Throughout my life reading and writing have always been my strong suit in academia. Growing up in West Orange, New Jersey sports were intertwined with my upbringing. My family shares memories of me waking up early at six-years-old watching NBC's Good Morning America with my dad, while he read me the New York Times sports section before traveling into New York City for work each day. Without realizing it this is where my passion for journalism began, and my love for sports has always been a part of who I am.
I started taking a journalism class that was offered as a yearly general education course at West Orange High School. Soon after I joined my high school's newspaper, and followed my passion for sports by covering each of the athletic teams in my high school. Since I played for the varsity soccer team starting my freshman year, that was the one team I was not able to cover. Early on this taught me the importance of objectivity in journalism. Learning how to be consistently be objective was difficult at times. When I was critical of certain teams performances, friends and fellow students of mine would want to debate with me about what I wrote. I always had reasoning behind any point that I made or make, and learning this lessons in high school has paid dividends in my growth as a journalist at the University of Rhode Island.
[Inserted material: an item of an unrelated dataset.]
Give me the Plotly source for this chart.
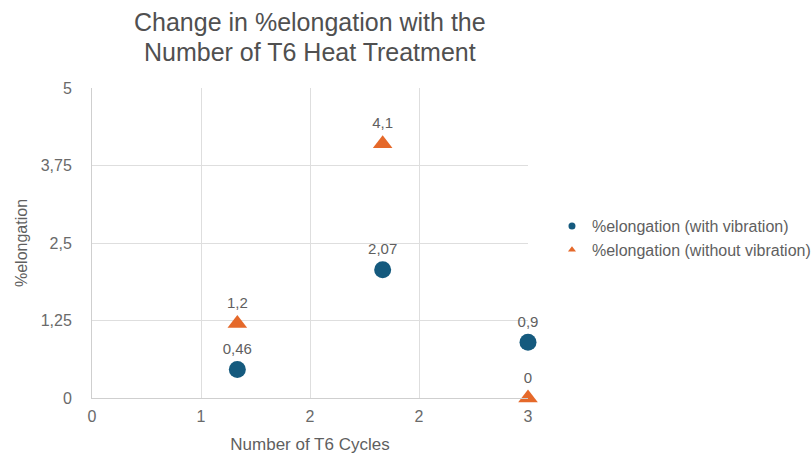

When I arrived at the University of Rhode Island I knew that journalism was my ultimate passion. There was no other major that I felt as strongly about, nor would I want to spend sleepless nights honing and improving on. One of the first moves I made when arriving to Kingston, RI as a freshman, was to join the school newspaper The Good 5 Cent Cigar. I started off as a contributing reporter for the sports section of the newspaper, and after developing connections within newspaper staff, athletic department, and athletic teams I earned a staff reporter role. I kept this role working closely with each of my editors for the remainder of my time at URI.
The Cigar gave me the understanding of what it takes to be a professional journalist covering athletes, coaches, and their specific teams. I would meet strict deadlines on a weekly basis covering every athletic team that URI offers, even the club sports. I would juggle this with a full course load, and a part time job at Marshalls and Home Goods each semester, because I knew covering sports for a living was always my aspiration. During my junior year I added a minor in writing and rhetoric to continue improving my communication, grammar, and writing skills. I finished my career as the main sports reporter for the Cigar with 99 articles to my name, each being a story that I was proud to write.
The Harrington School of Communication and Media and the staff in the journalism and writing and rhetoric department have been instrumental in my development as a young journalist. My fellow students that put their heart and soul into the Cigar to ensure every Thursday a credible and well written newspaper issue reaches the hands of URI staff and students. They have also helped me stay on track to grow as a journalist and individual. Hearing positive feedback from members of the athletic department, and individuals that I would write features about has always given me a feeling that I always want to earn.
This senior portfolio showcases my ability to write professionally, edit, create, and shoot my own work. Each of the five outcomes listed in my senior portfolio are met with reflections and presentations of how I meet each outcome during my time as a URI student. With each piece of evidence listed at the bottom of the five outcome pages I have shown my full capability of being a professional journalist. Everything in my senior portfolio shows my growth from sophomore to senior year at URI, and expresses how my learning experiences have helped me develop into the journalist I am today.